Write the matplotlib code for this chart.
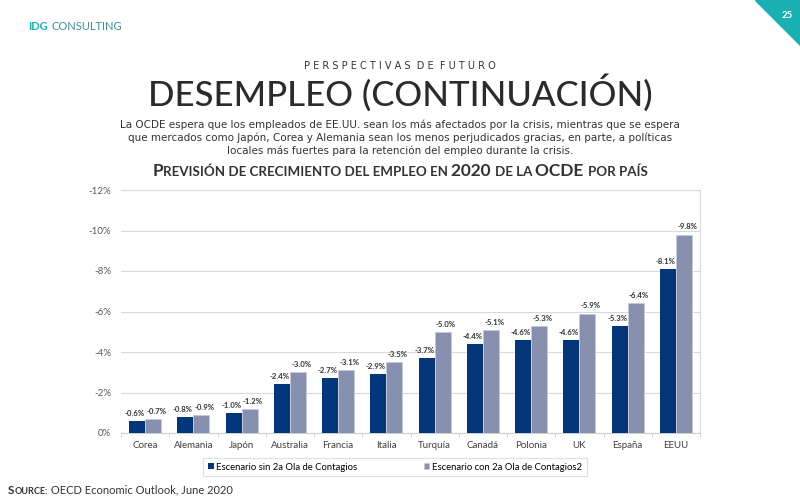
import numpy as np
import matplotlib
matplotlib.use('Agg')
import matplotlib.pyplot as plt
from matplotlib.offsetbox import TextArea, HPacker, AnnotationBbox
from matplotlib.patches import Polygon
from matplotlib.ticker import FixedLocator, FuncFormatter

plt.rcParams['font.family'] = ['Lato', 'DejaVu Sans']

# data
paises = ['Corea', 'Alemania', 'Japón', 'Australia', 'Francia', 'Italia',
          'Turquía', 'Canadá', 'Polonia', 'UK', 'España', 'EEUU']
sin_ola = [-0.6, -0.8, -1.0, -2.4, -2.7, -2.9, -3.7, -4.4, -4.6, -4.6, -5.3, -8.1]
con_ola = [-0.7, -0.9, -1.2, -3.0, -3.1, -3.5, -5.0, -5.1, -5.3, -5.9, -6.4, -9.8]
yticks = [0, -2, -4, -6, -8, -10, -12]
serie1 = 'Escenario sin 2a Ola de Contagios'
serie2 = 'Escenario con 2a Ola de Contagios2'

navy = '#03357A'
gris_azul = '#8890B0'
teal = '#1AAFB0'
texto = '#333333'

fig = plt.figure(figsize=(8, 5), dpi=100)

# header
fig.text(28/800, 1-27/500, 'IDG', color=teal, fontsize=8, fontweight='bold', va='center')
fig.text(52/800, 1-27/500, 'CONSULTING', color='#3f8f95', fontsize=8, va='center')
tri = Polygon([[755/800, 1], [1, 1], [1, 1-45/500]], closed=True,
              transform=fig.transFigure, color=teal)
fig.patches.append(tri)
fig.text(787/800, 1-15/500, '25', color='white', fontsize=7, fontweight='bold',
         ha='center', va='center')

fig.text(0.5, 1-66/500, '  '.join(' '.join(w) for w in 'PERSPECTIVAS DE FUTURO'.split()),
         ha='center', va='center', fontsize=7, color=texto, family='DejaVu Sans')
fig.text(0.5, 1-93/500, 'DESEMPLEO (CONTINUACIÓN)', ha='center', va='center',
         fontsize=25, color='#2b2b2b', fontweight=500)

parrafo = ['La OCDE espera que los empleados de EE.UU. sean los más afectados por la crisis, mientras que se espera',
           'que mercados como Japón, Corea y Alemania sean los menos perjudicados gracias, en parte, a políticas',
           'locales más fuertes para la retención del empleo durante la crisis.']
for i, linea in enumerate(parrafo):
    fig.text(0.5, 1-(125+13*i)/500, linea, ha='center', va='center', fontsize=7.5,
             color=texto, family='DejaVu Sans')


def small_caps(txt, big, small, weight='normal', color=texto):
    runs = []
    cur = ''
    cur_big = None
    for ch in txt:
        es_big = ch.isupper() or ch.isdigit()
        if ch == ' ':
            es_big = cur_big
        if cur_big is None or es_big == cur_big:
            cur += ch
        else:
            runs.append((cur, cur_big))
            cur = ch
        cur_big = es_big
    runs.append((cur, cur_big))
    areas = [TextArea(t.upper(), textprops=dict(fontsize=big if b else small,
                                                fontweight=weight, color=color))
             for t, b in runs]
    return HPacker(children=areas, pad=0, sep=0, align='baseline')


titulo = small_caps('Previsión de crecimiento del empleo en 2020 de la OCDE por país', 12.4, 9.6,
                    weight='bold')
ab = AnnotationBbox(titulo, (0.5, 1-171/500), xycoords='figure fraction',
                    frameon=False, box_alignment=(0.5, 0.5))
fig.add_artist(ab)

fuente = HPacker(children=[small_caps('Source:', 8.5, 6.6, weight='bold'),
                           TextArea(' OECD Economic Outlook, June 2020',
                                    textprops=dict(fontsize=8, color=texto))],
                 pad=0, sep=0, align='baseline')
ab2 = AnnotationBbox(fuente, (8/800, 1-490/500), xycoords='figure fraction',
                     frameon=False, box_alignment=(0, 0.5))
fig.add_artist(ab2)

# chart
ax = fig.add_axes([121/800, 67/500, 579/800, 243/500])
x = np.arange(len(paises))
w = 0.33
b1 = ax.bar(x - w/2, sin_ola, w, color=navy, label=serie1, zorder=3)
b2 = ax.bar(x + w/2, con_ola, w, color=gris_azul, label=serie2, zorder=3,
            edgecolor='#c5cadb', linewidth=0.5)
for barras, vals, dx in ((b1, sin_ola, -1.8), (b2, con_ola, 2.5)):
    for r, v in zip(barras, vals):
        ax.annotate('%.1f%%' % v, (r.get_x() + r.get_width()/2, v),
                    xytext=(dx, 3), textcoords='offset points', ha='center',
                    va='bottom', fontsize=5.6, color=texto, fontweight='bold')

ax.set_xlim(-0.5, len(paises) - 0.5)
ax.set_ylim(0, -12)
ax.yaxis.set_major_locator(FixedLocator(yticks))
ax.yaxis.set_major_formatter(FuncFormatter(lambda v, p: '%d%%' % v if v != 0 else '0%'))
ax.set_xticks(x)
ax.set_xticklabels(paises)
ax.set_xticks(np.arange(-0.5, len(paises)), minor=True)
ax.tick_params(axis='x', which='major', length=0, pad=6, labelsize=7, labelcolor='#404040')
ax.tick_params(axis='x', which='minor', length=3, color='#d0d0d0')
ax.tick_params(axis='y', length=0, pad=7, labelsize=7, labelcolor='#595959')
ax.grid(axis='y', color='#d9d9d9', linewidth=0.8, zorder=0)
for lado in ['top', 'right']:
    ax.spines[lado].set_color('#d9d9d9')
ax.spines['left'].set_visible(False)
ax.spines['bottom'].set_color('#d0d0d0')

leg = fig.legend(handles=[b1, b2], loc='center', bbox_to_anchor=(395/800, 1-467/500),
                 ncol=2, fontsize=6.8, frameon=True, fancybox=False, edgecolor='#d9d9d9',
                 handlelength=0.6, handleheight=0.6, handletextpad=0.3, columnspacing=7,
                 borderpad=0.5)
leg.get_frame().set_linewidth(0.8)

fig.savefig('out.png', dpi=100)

__Stated task__.
Quote, exactly and only, the lines from the first line of the data above through the line containing "plt.rcParams['font.family'] = ['Lato', 'DejaVu". The pictures do not belong in it.

__The response__.
Write the matplotlib code for this chart.
import numpy as np
import matplotlib
matplotlib.use('Agg')
import matplotlib.pyplot as plt
from matplotlib.offsetbox import TextArea, HPacker, AnnotationBbox
from matplotlib.patches import Polygon
from matplotlib.ticker import FixedLocator, FuncFormatter

plt.rcParams['font.family'] = ['Lato', 'DejaVu Sans']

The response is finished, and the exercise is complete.